Senate Committee takes aim at Trump and his war on intelligence


When the Armed Services Committee heard testimony from intelligence officials regarding Russian hacking of the presidential election, members of both parties asked pointed questions about and made vehement statements against Donald Trump's recurrent disdain for the intelligence community.

In a hearing held Thursday before the Senate Armed Services Committee, members from both parties boldly confronted ongoing disparagement of the U.S. intelligence community by President-Elect Donald Trump.

Director of National Intelligence James Clapper, NSA Director and U.S. Cyber Commander Admiral Michael Rogers, and Defense Under Secretary for Intelligence Marcel Lattre presented testimony before the full Armed Services Committee, chaired by Senator John McCain (R-AZ).

Before the hearing, Trump started out the morning attempting to gaslight the American public and invoking the name of WikiLeaks founder Julian Assange:

Notably, his claim to be supportive of what he uses scare quotes to describe as "Intelligence" comes at a time when there are reports he is intending to purge the U.S. intelligence community.

Immediately after the testimonies were presented at the hearing, McCain opened up questioning by noting "the name of Mr. Assange has popped up" and asked the panel whether any "credibility" should be attached to Assange or his commentary. Clapper responded, "Not in my view," and Rogers concurred.

When asked again later specifically to comment on Assange, Clapper noted Assange had put American lives at risk "in the interests of transparency" and commented in his understated way, "I don’t think those of us in the intelligence community have a whole lot of respect for him." Rogers again affirmed, "I second those comments."

Senator Jack Reed (D-RI) addressed the Wall Street Journal report about Trump’s plans to "restructure" the Office of the Director of National Intelligence by directly asking Clapper if, as the experts on the subject, he and his office had been engaged by Trump or his team in those discussions. Clapper responded simply, "No. We have not."

Clapper repeatedly described the cyber activities by Russia against the U.S. during the 2016 election as "a multifaceted campaign" and said, "Whatever crack or fissure they could find in our tapestry, they would exploit." In an appeal to the U.S. public, he said of the massive campaign by Russia, "The totality of that effort, not only as DNI but as a citizen, I believe is a grave concern."

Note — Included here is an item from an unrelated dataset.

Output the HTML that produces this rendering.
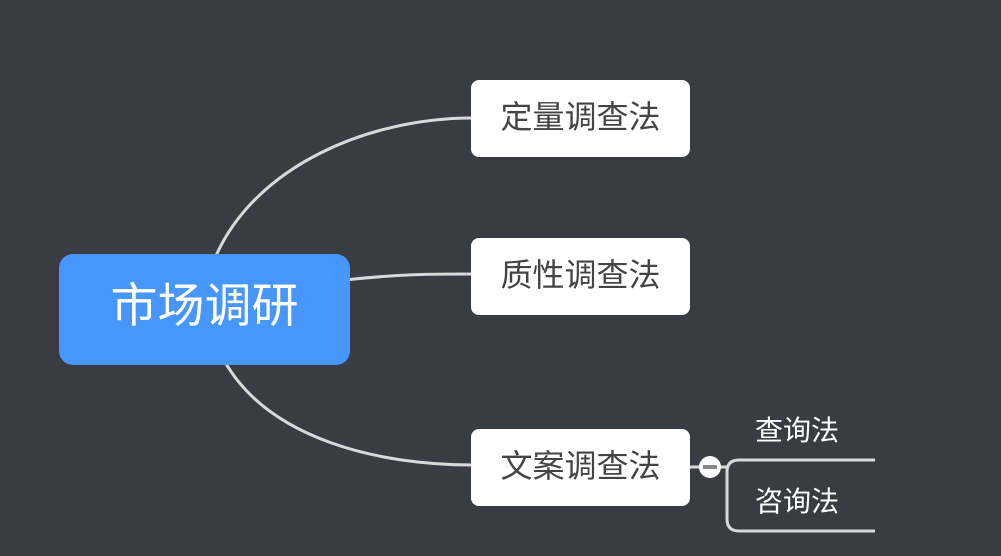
<!DOCTYPE html>
<html><head><meta charset="utf-8"><style>
html,body{margin:0;padding:0}
body{width:1001px;height:556px;background:#393c42;position:relative;overflow:hidden;font-family:"Liberation Sans","Noto Sans CJK SC",sans-serif}
.n{position:absolute;left:471px;width:219px;height:77px;background:#fff;border-radius:8px;color:#444;font-size:32px;display:flex;align-items:center;justify-content:center;box-sizing:border-box;padding-bottom:8px}
.c{position:absolute;left:59px;top:254px;width:291px;height:111px;background:#4696fc;border-radius:14px;color:#fff;font-size:47px;display:flex;align-items:center;justify-content:center;box-sizing:border-box;padding-bottom:16px}
.t{position:absolute;color:#fff;font-size:28px;line-height:28px}
</style></head><body>
<svg width="1001" height="556" style="position:absolute;left:0;top:0">
<g fill="none" stroke="#d9d9d9" stroke-width="3">
<path d="M215,258 C255,165 370,118 472,118"/>
<path d="M345,280 C400,274 430,274 472,274"/>
<path d="M225,362 C270,440 380,465 472,465"/>
<path d="M690,467 L727,467"/>
<path d="M875,460 L739,460 Q727,460 727,472 L727,519 Q727,531 739,531 L875,531"/>
</g>
<circle cx="710" cy="467" r="11" fill="#fff"/>
<rect x="703" y="465" width="14" height="4" fill="#888"/>
</svg>
<div class="c">市场调研</div>
<div class="n" style="top:80px">定量调查法</div>
<div class="n" style="top:238px">质性调查法</div>
<div class="n" style="top:429px">文案调查法</div>
<div class="t" style="left:755px;top:417px">查询法</div>
<div class="t" style="left:755px;top:488px">咨询法</div>
</body></html>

Clapper repeatedly reasserted the confidence of the entire intelligence community that the Russian government was behind the campaign — describing that confidence as "very high" — and that the "highest levels" of that government were involved. He declined to comment about the exact nature of the interference by Russia specifically at times, noting that a version of the report provided to President Obama and to Trump this week would be provided to the public after lawmakers had also been briefed. Asked specifically about the intent of the campaign, Clapper said there was "more than one motive" and those would be addressed within the forthcoming report.

Senator Claire McCaskill (D-MO) posed the question about "who benefits" from the president-elect "trashing" the U.S. intelligence community. Clapper declined to address her question directly but took advantage of the opportunity to note that, while he encouraged skepticism, "there is an important distinction between healthy skepticism...and disparagement." McCaskill answered her own question, noting that it was Russia and America’s other enemies who benefited. She went on in a passionate commentary saying there "should be HOWLS" about anyone equating Assange’s credibility with that of the U.S. intelligence community and noting that, if the situations of the parties were reversed, there would be.

Senator Lindsey Graham (R-SC) emphasized the bipartisan nature of the concerns, saying, "If one political party is compromised, all of us are compromised." He even went so far as to direct his commentary to Trump directly, facing the camera, wagging his finger, and saying, "Mr. President-Elect, when you listen to these people, you can be skeptical, but understand they are the best among us and they’re trying to protect us."

Virginia Senator and former Democratic Vice Presidential nominee Tim Kaine spoke toward the end of the hearing about his own experiences being targeted by some of the false news propaganda and disinformation. He took aim at not only Trump but also Trump’s proposed National Security Advisor General Michael Flynn, saying, "When I see an Administration who’s put in place as the proposed National Security Advisor someone who traffics in these fake news stories, retweets them, and shares them, who betrays a sense of either gullibility or malice that would kind of be, um, these are stories that most fourth graders would find incredible, that a National Security Advisor would find them believable enough to share them causes me great concern."